My recipe comes from William-Sonoma actually. I have been making these cookies for over 9 years. The only thing that I tweak is the flour amount. Depending how your dough is, I sometimes use the whole 2 1/2 cups of flour or only 2 1/4 cup. You will need to use your judgement for this one. Sometimes your egg yolks are a bit bigger and can really throw your measurements off so you'll need to check on your dough while adding the flour. Trust me. I will also post the WS Royal icing recipe and explain how I decorate my cookies with it.
I kind of forgot to take some photos in the beginning but got the most important ones in the end. Lets start baking!
Sugar Cookie from William Sonoma.com
16 Tbs. (2 sticks) unsalted butter, at room temperature
3/4 cup sugar
3 egg yolks
1 piece vanilla bean, about 2 inches long
2 1/2 cups all-purpose flour (sometimes I used 2 1/4 cups)
1 tsp. baking powder
1/2 tsp. salt
Colored sugars and decorating pens
In a bowl, using an electric mixer, beat together the butter and sugar on medium speed until light and fluffy, about 4 minutes.
Position a rack in the upper third of an oven and preheat to 350°F. Butter 2 large baking sheets.
On a lightly floured work surface, roll out a dough disk 1/4 inch thick. Using cookie cutters, cut out desired shapes. Transfer the cutouts to the prepared baking sheets.
Gather up and reroll the scraps and cut out more cookies. Repeat with the remaining dough disks.

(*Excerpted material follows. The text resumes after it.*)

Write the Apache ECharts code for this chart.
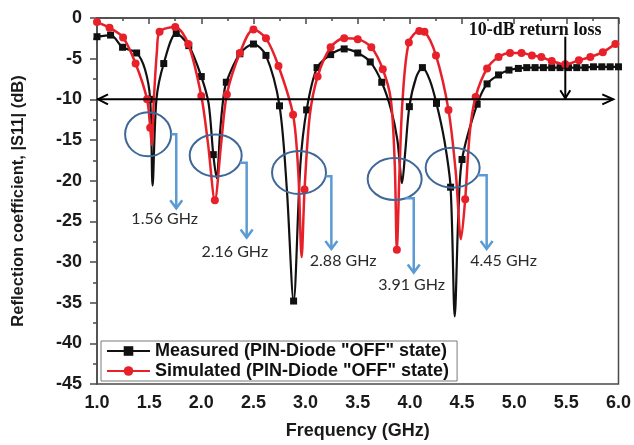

Bake until the cookies are golden on the edges, about 8 minutes. Transfer the cookies to wire racks and let cool completely. Decorate the cookies as desired with colored sugars and decorating pens.
Store in an airtight container at room temperature for up to 1 week. Makes 24 to 30 cookies, depending on cutter size.
Royal Icing recipe from William-Sonoma.com
3 egg whites, at room temperature
4 1/2 cups confectioners' sugar
1/2 tsp. cream of tartar
Pinch of salt
A few drops of vanilla extract or fresh
lemon juice (optional)
In the bowl of an electric mixer fitted with the whisk attachment, beat the egg whites, confectioners' sugar, cream of tartar and salt on medium-low speed until blended. Add the vanilla or lemon juice, increase the speed to medium-high, and continue beating until stiff peaks form and the mixture is nearly triple in volume, 7 to 8 minutes.
Remove the bowl from the mixer, cover tightly with plastic wrap and store at room temperature until ready to use, up to 6 hours.
Makes 5 to 6 cups.
Here's my tip in regards to icing a cookie. If you are going to dye some, take some of that royal icing into a small bowl and use whatever color you want. Prefer using gel coloring instead of liquid dye. Gels won't interfer much on the consistency of the icing. Now do not make the icing too runny or it will run over the sides.
Also, outline the edges of the cookie first then fill it in. Use toothpicks to make sure the icing goes into every corner.
The right tip also helps. I used tip #3 to decorate my cookies. Also let the icing set for 15+ minutes before layering another color icing on top of the first one. While the icing is still soft, you can start decorating your cookies with non pareils, silver dragee, sugar sand, etc. Just remember once you are done decorating them, let them set for an hour or more before packaging them. You don't want them to get smooshed I hope this helps you guys out when decorating a cookie. It might look difficult but it's simple. Just need a steady hand and practice.